What can I say about a book that I started to read at the end of a tiring day at 10.30 PM and kept reading through the night till I finished it at 03.00 AM. No adjectives can do justice to the book. The storyline is simple - An upright white lawyer, Atticus Finch in small town Alabama fighting for a black man, Tom Robinson accused of raping a white woman. The story is said through the viewpoint of the lawyer's 9 year old daughter, Scout. Lee sets it up nicely, taking you through the idyllic pranks of Scout and her elder brother Jem Finch. Through their school days she paints the picture of a self sustained small town in Alabama. The case starts interfering into the children's lives and how Atticus Finch deals with the issues forms the crux of the story.

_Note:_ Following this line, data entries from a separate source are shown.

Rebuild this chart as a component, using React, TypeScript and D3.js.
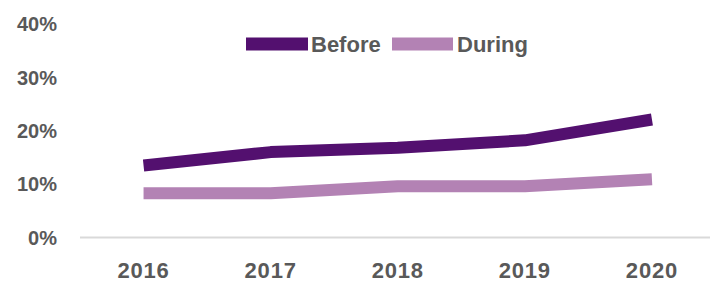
import React from "react";
import * as d3 from "d3";

const years = ["2016", "2017", "2018", "2019", "2020"];
const before = [13.5, 16.0, 16.8, 18.2, 22.1];
const during = [8.3, 8.3, 9.6, 9.6, 10.9];
const yTicks = [0, 10, 20, 30, 40];
const seriesNames = ["Before", "During"];
const seriesColors = ["#53106f", "#b382b4"];

const W = 710;
const H = 283;
const FONT = "'Liberation Sans', Arial, sans-serif";
const TEXT = "#595959";

export default function App() {
  const x = d3.scaleBand<string>().domain(years).range([80, 80 + 5 * 127.1]);
  const y = d3.scaleLinear().domain([0, 40]).range([237.5, 24]);
  const line = d3
    .line<number>()
    .x((_, i) => (x(years[i]) as number) + x.bandwidth() / 2)
    .y((d) => y(d));
  const series = [before, during];

  return (
    <svg
      width={W}
      height={H}
      style={{ position: "absolute", left: 0, top: 0, background: "#fff" }}
    >
      {/* y axis labels */}
      {yTicks.map((t) => (
        <text
          key={t}
          x={57}
          y={y(t)}
          dy="0.36em"
          textAnchor="end"
          fontFamily={FONT}
          fontWeight="bold"
          fontSize={20}
          fill={TEXT}
        >
          {t}%
        </text>
      ))}
      {/* baseline */}
      <line x1={80} x2={W} y1={y(0)} y2={y(0)} stroke="#d9d9d9" strokeWidth={2} />
      {/* x labels */}
      {years.map((yr) => (
        <text
          key={yr}
          x={(x(yr) as number) + x.bandwidth() / 2}
          y={278}
          textAnchor="middle"
          fontFamily={FONT}
          fontWeight="bold"
          fontSize={22}
          letterSpacing={0.8}
          fill={TEXT}
        >
          {yr}
        </text>
      ))}
      {/* lines */}
      {series.map((s, i) => (
        <path
          key={i}
          d={line(s) as string}
          fill="none"
          stroke={seriesColors[i]}
          strokeWidth={12}
          strokeLinejoin="round"
        />
      ))}
      {/* legend */}
      <g>
        <line x1={246} x2={308} y1={44} y2={44} stroke={seriesColors[0]} strokeWidth={13} />
        <text x={311} y={52} fontFamily={FONT} fontWeight="bold" fontSize={22} fill={TEXT}>
          {seriesNames[0]}
        </text>
        <line x1={392} x2={453} y1={44} y2={44} stroke={seriesColors[1]} strokeWidth={13} />
        <text x={457} y={52} fontFamily={FONT} fontWeight="bold" fontSize={22} fill={TEXT}>
          {seriesNames[1]}
        </text>
      </g>
    </svg>
  );
}
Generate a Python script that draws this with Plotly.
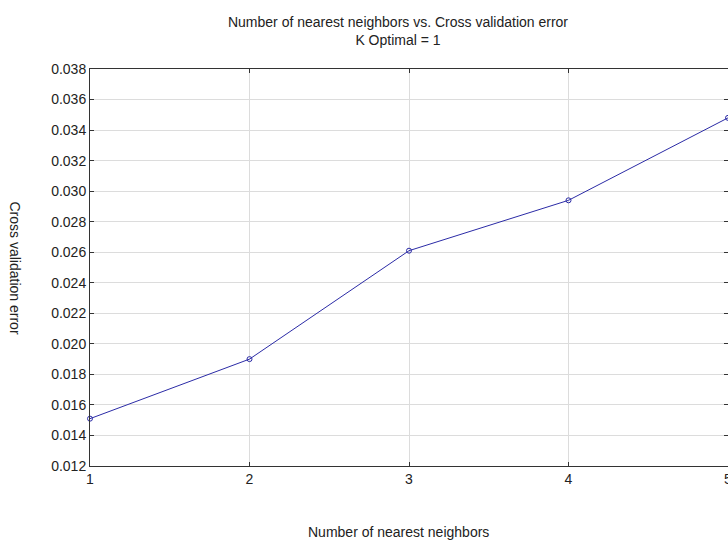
import plotly.graph_objects as go

k_values = [1, 2, 3, 4, 5]
cv_error = [0.0151, 0.0190, 0.0261, 0.0294, 0.0348]
y_ticks = [0.012, 0.014, 0.016, 0.018, 0.020, 0.022, 0.024, 0.026, 0.028,
           0.030, 0.032, 0.034, 0.036, 0.038]
y_tick_labels = [f"{v:.3f}" for v in y_ticks]
x_ticks = [1, 2, 3, 4, 5]

FONT = "Liberation Sans, Arial, sans-serif"
LINE_COLOR = "#2b2ba6"
TXT = "#222222"

fig = go.Figure()
fig.add_trace(go.Scatter(
    x=k_values, y=cv_error, mode="lines+markers",
    line=dict(color=LINE_COLOR, width=1),
    marker=dict(symbol="circle-open", size=5, color=LINE_COLOR, line=dict(width=1)),
    cliponaxis=False, showlegend=False,
))

axis_common = dict(
    showline=True, linecolor="#333333", linewidth=1, mirror="ticks",
    ticks="inside", ticklen=4, tickcolor="#333333",
    showgrid=True, gridcolor="#dcdcdc", gridwidth=1, zeroline=False,
    tickfont=dict(family=FONT, size=14, color=TXT), automargin=False,
    ticklabeloverflow="allow",
)

fig.update_xaxes(range=[1, 5], tickvals=x_ticks, ticktext=[str(v) for v in x_ticks],
                 **axis_common)
fig.update_yaxes(range=[0.012, 0.038], tickvals=y_ticks, ticktext=y_tick_labels,
                 **axis_common)

fig.update_layout(
    width=728, height=543, template="none",
    paper_bgcolor="white", plot_bgcolor="white",
    margin=dict(l=90, r=0, t=69, b=77),
    font=dict(family=FONT, size=14, color=TXT),
    title=dict(text="Number of nearest neighbors vs. Cross validation error<br>K Optimal = 1",
               x=398/728, xanchor="center", y=1 - 27/543, yanchor="middle",
               font=dict(family=FONT, size=14, color=TXT)),
    annotations=[
        dict(text="Number of nearest neighbors", xref="paper", yref="paper",
             x=(398-90)/638, y=-(532-466)/397, xanchor="center", yanchor="middle",
             showarrow=False, font=dict(family=FONT, size=14, color=TXT)),
        dict(text="Cross validation error", xref="paper", yref="paper",
             x=-(90-15)/638, y=0.5, xanchor="center", yanchor="middle", textangle=90,
             showarrow=False, font=dict(family=FONT, size=14, color=TXT)),
    ],
)

fig.write_html("out.html")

Lee has succeeded in seeing the world through the eyes of a child. You feel the trauma of Jem when he hears the jury says Guilty to an obivously false case; the anger of Scout when she hears her father being branded nigger lover; her confusion on hearing the townspeople say "The court appointed Finch as the defendant's lawyer, but we never thought that he would actually try to defend a nigger". I can go on and on about this.
And what to say about Atticus Finch, he is upthere with my heroes Howard Roark and Jonathan Livingston Seagull. Nothing more to say.
Lee has written mastefully about the court sequence but the best sequence for me was the confrontation between Finch and others who want to kill Robinson in the prison. The way an 8 year old girl is able to make people see sense is heartening.
An intriguing thought, if the novel had ended with the death of Tom Robinson while trying to escape, it might have been an angry novel. But the real action takes place after that, the conscience of the town is disturbed, knowing well that they hung a man on false charges just because he was black. The sheriff declaring that Bob Ewell, who accused Robinson, died by falling on his own knife and was not murdered is an act of the town trying to pay for its misdeeds.